An estimated 2,000 people protested outside the headquarters of the security services following Terbil’s arrest. Initially the demonstration was peaceful. But police attacked it with tear gas, hot water cannon and rubber bullets. The demonstrators responded with stones and petrol bombs.

Journalist Mohamed al-Sareet, who works for the web site Jeel Libya, was arrested at the same time. Terbil has been since been released, but al-Sareet remains in detention.

The writer Idris al-Mismari, who reported Terbil’s arrest, was himself arrested as he spoke live on the phone to Al Jazeera. Another journalist, Mohamed al-Sahim, who posted some of the original video footage of the protests, has been arrested.

Many of those involved in calling for a peaceful protest on February 17, 2007, were arrested on Wednesday as the regime braced itself for anniversary protests under very different conditions.

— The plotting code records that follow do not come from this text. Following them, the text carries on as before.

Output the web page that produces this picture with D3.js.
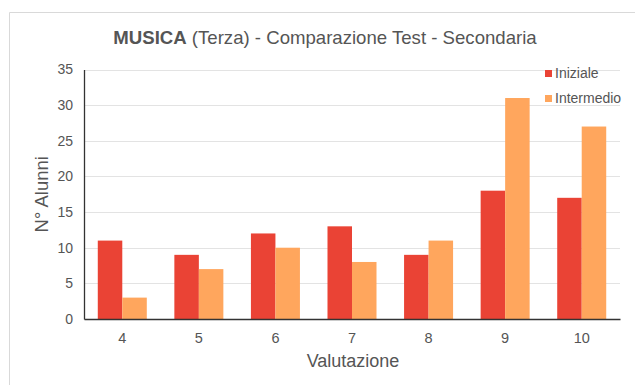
<!DOCTYPE html>
<html>
<head>
<meta charset="utf-8">
<script src="https://cdnjs.cloudflare.com/ajax/libs/d3/7.8.5/d3.min.js"></script>
<style>
  html, body { margin: 0; padding: 0; background: #fff; }
  svg { display: block; font-family: "Liberation Sans", Arial, sans-serif; }
</style>
</head>
<body>
<div id="chart"></div>
<script>
// Grades and number of pupils per grade, for the two test rounds
const categories = ["4", "5", "6", "7", "8", "9", "10"];
const iniziale = [11, 9, 12, 13, 9, 18, 17];
const intermedio = [3, 7, 10, 8, 11, 31, 27];
const seriesNames = ["Iniziale", "Intermedio"];
const yTicks = [0, 5, 10, 15, 20, 25, 30, 35];

const W = 635, H = 385;
const colors = ["#ea4335", "#ffa65d"];
const textColor = "#555";
const font = "'Liberation Sans', Arial, sans-serif";

const svg = d3.select("#chart").append("svg")
  .attr("width", W).attr("height", H);

// Chart frame
svg.append("path")
  .attr("d", `M9.5,${H} L9.5,12.5 L${W},12.5`)
  .attr("fill", "none").attr("stroke", "#d9d9d9").attr("stroke-width", 1);

const plot = { left: 84, right: 620, top: 69.5, bottom: 319 };

const x = d3.scaleBand().domain(categories)
  .range([plot.left, plot.right])
  .paddingInner(0.36).paddingOuter(0.18);
const xs = d3.scaleBand().domain(seriesNames).range([0, x.bandwidth()]);
const y = d3.scaleLinear().domain([0, 35]).range([plot.bottom, plot.top]);

// Gridlines
svg.append("g").selectAll("line").data(yTicks.filter(t => t > 0)).join("line")
  .attr("x1", plot.left).attr("x2", plot.right)
  .attr("y1", d => Math.round(y(d)) + 0.5).attr("y2", d => Math.round(y(d)) + 0.5)
  .attr("stroke", "#e3e3e3").attr("stroke-width", 1);

// Bars
const rows = categories.map((c, i) => ({ cat: c, values: [iniziale[i], intermedio[i]] }));
const groups = svg.append("g").selectAll("g").data(rows).join("g")
  .attr("transform", d => `translate(${x(d.cat)},0)`);
groups.selectAll("rect")
  .data(d => d.values.map((v, k) => ({ name: seriesNames[k], v, k })))
  .join("rect")
  .attr("x", d => xs(d.name))
  .attr("width", xs.bandwidth())
  .attr("y", d => y(d.v))
  .attr("height", d => y(0) - y(d.v))
  .attr("fill", d => colors[d.k]);

// Y axis
const yAxis = d3.axisLeft(y).tickValues(yTicks).tickSize(0).tickPadding(11);
const gy = svg.append("g").attr("transform", `translate(${plot.left},0)`).call(yAxis);
gy.select(".domain").attr("stroke", "#333").attr("stroke-width", 1.3);
gy.selectAll("text").attr("fill", textColor).attr("font-size", 14)
  .attr("font-family", font);

// X axis
const xAxis = d3.axisBottom(x).tickSize(0).tickPadding(14);
const gx = svg.append("g").attr("transform", `translate(0,${plot.bottom})`).call(xAxis);
gx.select(".domain").attr("stroke", "#333").attr("stroke-width", 1.3);
gx.selectAll("text").attr("fill", textColor).attr("font-size", 14.5)
  .attr("font-family", font);

// Axis titles
svg.append("text")
  .attr("x", 353).attr("y", 367)
  .attr("text-anchor", "middle").attr("font-size", 18).attr("fill", textColor)
  .text("Valutazione");
svg.append("text")
  .attr("transform", `translate(48,${(plot.top + plot.bottom) / 2}) rotate(-90)`)
  .attr("text-anchor", "middle").attr("font-size", 18.5).attr("fill", textColor)
  .text("N° Alunni");

// Title
const title = svg.append("text")
  .attr("x", 325).attr("y", 44).attr("text-anchor", "middle")
  .attr("font-size", 18.6).attr("fill", textColor);
title.append("tspan").attr("font-weight", "bold").text("MUSICA");
title.append("tspan").text(" (Terza) - Comparazione Test - Secondaria");

// Legend
const legend = svg.append("g").selectAll("g").data(seriesNames).join("g")
  .attr("transform", (d, i) => `translate(545,${70 + i * 25})`);
legend.append("rect").attr("width", 7).attr("height", 7)
  .attr("fill", (d, i) => colors[i]);
legend.append("text").attr("x", 10).attr("y", 8)
  .attr("font-size", 14).attr("fill", textColor).text(d => d);
</script>
</body>
</html>
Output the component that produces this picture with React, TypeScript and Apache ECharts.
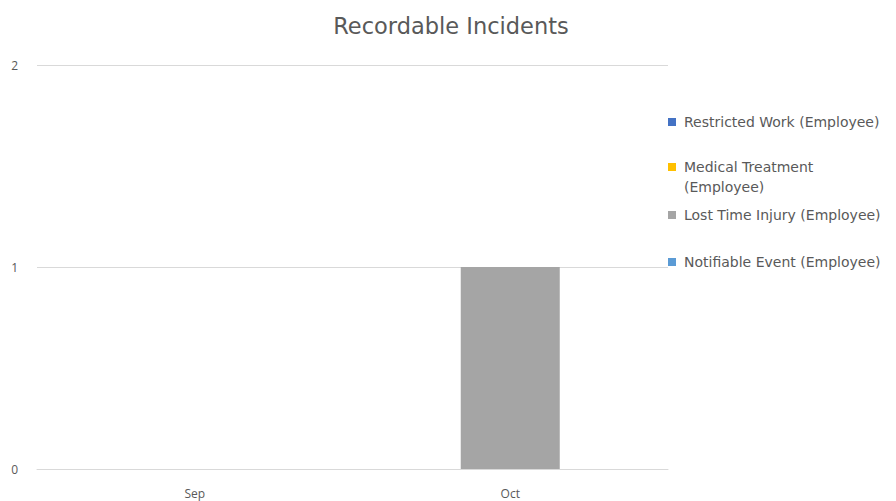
import React, { useEffect, useRef } from "react";
import * as echarts from "echarts";

const categories = ["Sep", "Oct"];
const seriesNames = [
  "Restricted Work (Employee)",
  "Medical Treatment (Employee)",
  "Lost Time Injury (Employee)",
  "Notifiable Event (Employee)",
];
const restrictedWork = [0, 0];
const medicalTreatment = [0, 0];
const lostTimeInjury = [0, 1];
const notifiableEvent = [0, 0];
const yTicks = { min: 0, max: 2, interval: 1 };

const colors = ["#4472C4", "#FFC000", "#A5A5A5", "#5B9BD5"];
const legendCenters = [121, 166, 214, 261];
const font = "'DejaVu Sans', 'Liberation Sans', sans-serif";
const axisFont = "'Open Sans', 'Liberation Sans', sans-serif";
const legendSize = 14;

export default function App() {
  const ref = useRef<HTMLDivElement>(null);
  useEffect(() => {
    if (!ref.current) return;
    const chart = echarts.init(ref.current, undefined, { renderer: "svg" });
    const values = [restrictedWork, medicalTreatment, lostTimeInjury, notifiableEvent];
    chart.setOption({
      animation: false,
      color: colors,
      textStyle: { fontFamily: font },
      title: {
        text: "Recordable Incidents",
        left: 446,
        top: 9,
        textAlign: "center",
        textStyle: { fontSize: 22.5, fontWeight: "normal", color: "#595959", fontFamily: font },
      },
      legend: seriesNames.map((n, i) => ({
        data: [n],
        orient: "vertical",
        left: 663,
        top: legendCenters[i] - 11,
        itemWidth: 8,
        itemHeight: 8,
        itemGap: 0,
        icon: "rect",
        selectedMode: false,
        formatter: (name: string) =>
          name === "Medical Treatment (Employee)" ? "Medical Treatment" : name,
        textStyle: { fontSize: legendSize, color: "#595959", fontFamily: font, padding: [0, 0, 0, 3] },
      })),
      graphic: [
        {
          type: "text",
          left: 684,
          top: 189 - 9,
          style: { text: "(Employee)", fontSize: legendSize, fill: "#595959", fontFamily: font },
        },
      ],
      grid: { left: 37, right: 228, top: 65, bottom: 32, containLabel: false },
      xAxis: {
        type: "category",
        data: categories,
        axisLine: { lineStyle: { color: "#D9D9D9" } },
        axisTick: { show: false },
        axisLabel: { color: "#595959", fontSize: 12, margin: 18, fontFamily: axisFont },
      },
      yAxis: {
        type: "value",
        min: yTicks.min,
        max: yTicks.max,
        interval: yTicks.interval,
        axisLine: { show: false },
        axisTick: { show: false },
        splitLine: { lineStyle: { color: "#D9D9D9" } },
        axisLabel: { color: "#595959", fontSize: 12, margin: 19, fontFamily: axisFont },
      },
      series: seriesNames.map((n, i) => ({
        name: n,
        type: "bar",
        stack: "total",
        barWidth: 99,
        data: values[i],
        itemStyle: { color: colors[i] },
      })),
    });
    return () => chart.dispose();
  }, []);
  return (
    <div
      ref={ref}
      style={{ position: "fixed", left: 0, top: 0, width: 896, height: 501, background: "#fff" }}
    />
  );
}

The events in Libya are part of the uprising that is engulfing the Middle East and North Africa. The protesters themselves draw a parallel between what is happening in Libya and what has already taken place in Egypt and Tunisia. At Beyda on Wednesday night, they shouted, “Gaddafi, you dictator! The turn has come for you, the turn has come for you!”

Instinctively, Gaddafi recognises the existential nature of the threat he faces. He condemned the uprising in Tunisia, saying last month, “Tunisia now lives in fear...families could be raided and slaughtered in their bedrooms and the citizens in the street killed as if it was the Bolshevik or the American Revolution.”

These words, which followed the flight of Ben Ali with his millions to Saudi Arabia, encapsulate Gaddafi’s attitude toward the new revolutionary period that has begun. He identifies with the rest of the Middle Eastern and North Africa ruling elite who have enriched themselves at the expense of the masses of the region. He is prepared to crush the Libyan population unhesitatingly.

Gaddafi—who used to present himself as the most radical of the pan-Arab leaders, standing in the tradition of Nasser and even as a successor to Che Guevara—demonstrates the reactionary nature of all forms of bourgeois nationalism in the present period.